There were some good comments to the last post about broken email, which caused me to think a little more about what the problem is (the solution, if there is one, will require a careful description of the problem). And the first thing to observe is that there is really more than one cause to the problem of email overload.
One factor that makes email hard to deal with is the structural underpinning of email. We could spend a lot of time laying all of this out (and I certainly invite people to do so in the comments). Here are a couple of quick observations: (1) email was not designed with authentication in mind (which is one reason that spam and spoofing are so easy to do), and so it makes it hard to keep out noise; (2) most email programs handle each email conversation as separate communications, and have no way of grouping related conversations together (gmail does keep related conversations together in 'threads'); (3) even in 'threaded conversations' it's not feasible to add a new participant to the conversation in a way that allows the person to read all the communications that have occurred before they got involved.

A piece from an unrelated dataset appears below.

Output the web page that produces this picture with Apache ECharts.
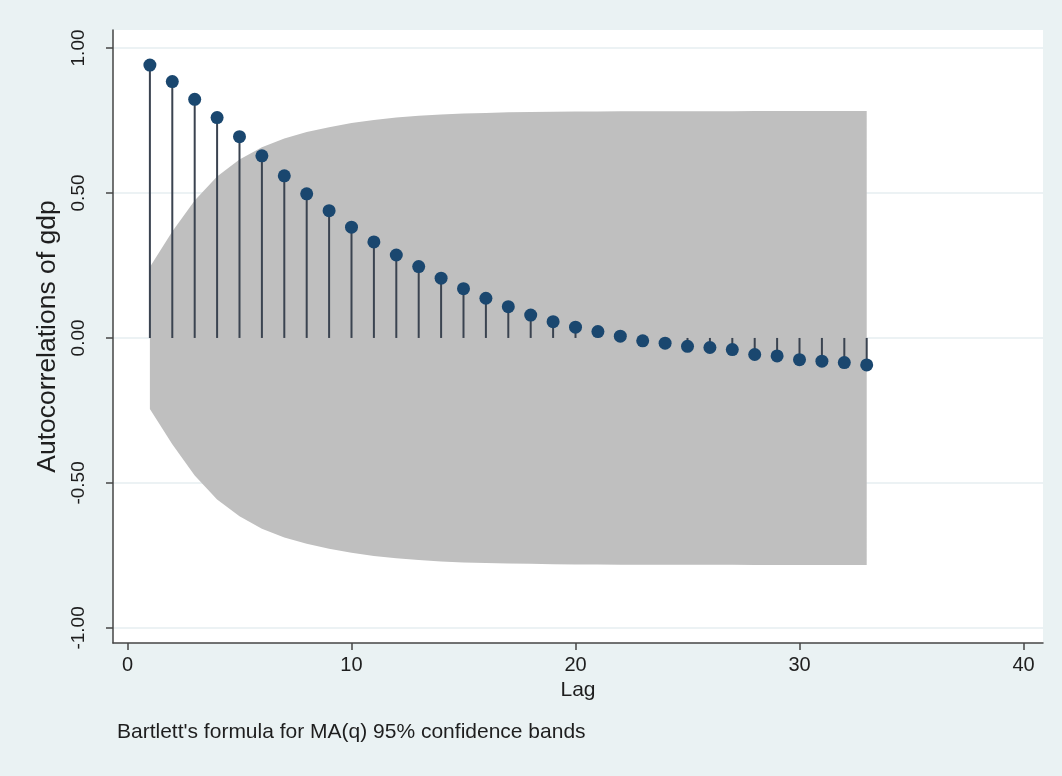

Google Wave was created with the idea of addressing these structural problems. I have been playing with it for a few weeks, and I can see where it would be very useful in creating better structure around group conversations that are presently happening in email. There are, of course, other ways for these kinds of group conversations to occur other than in email (i.e. online services such as Basecamp or other project management tools). But most people think of email as the way to collaborate, and so Google Wave is trying to fix the structural problems of email so that the collaboration aspect can be improved.
It's way too early to make any assessments about Google Wave, other than the assessment that it would be more useful if more people were using it. A collaboration tool that only a few people can use (because Google Wave is in pre-beta stage) is necessarily limited. Welcome to 'Advanced Obviousness 101.'
So while we are waiting for Google Wave to come out of its cocoon and then find out how much of the email overload problem it can solve what else can we focus on?
I think that the other part of the email problem is social. It's way too easy to send someone an email, and there is no way for the sender to know how busy the recipient is when the email is sent. Spammers don't care how busy you are, but that's another story. The net result is that many people's email inbox is larded with communications from people who seek little bits of information. The sender doesn't have any sense of how many of these little 'request chunks' are already taking up the recipient's time. And time is finite, at least in the human sense of 'doing work.'
I don't know that any 'technological tool' can fix this problem. Maybe it's possible to create a massive online status light for each person. But are people going to accept this convention? Are they going to modify their behavior and send people less email when they can detect that the person is busy? I don't know the answers to these questions. I just know that a lot of people have trouble with their email, and in many cases it's not just because they are 'poor information managers.'
When you have someone who is adept at using technology and willing to try all the techniques that help sort and filter email, and yet they still are not keeping up, then you have a problem that's not rooted in poor organization skills. It's rooted in the fact that there is something fundamentally wrong with email. Maybe it's a technical problem, or maybe it's a problem with how everyone uses email.
What do you think? Do you have problems sometimes with email overload? Have you been able to diminish the problem? If so, how? Do you know other people who have problems that are similar to yours? Have you conquered the email overload problem and achieved a state of supreme bliss? If so, please leave a trail of breadcrumbs.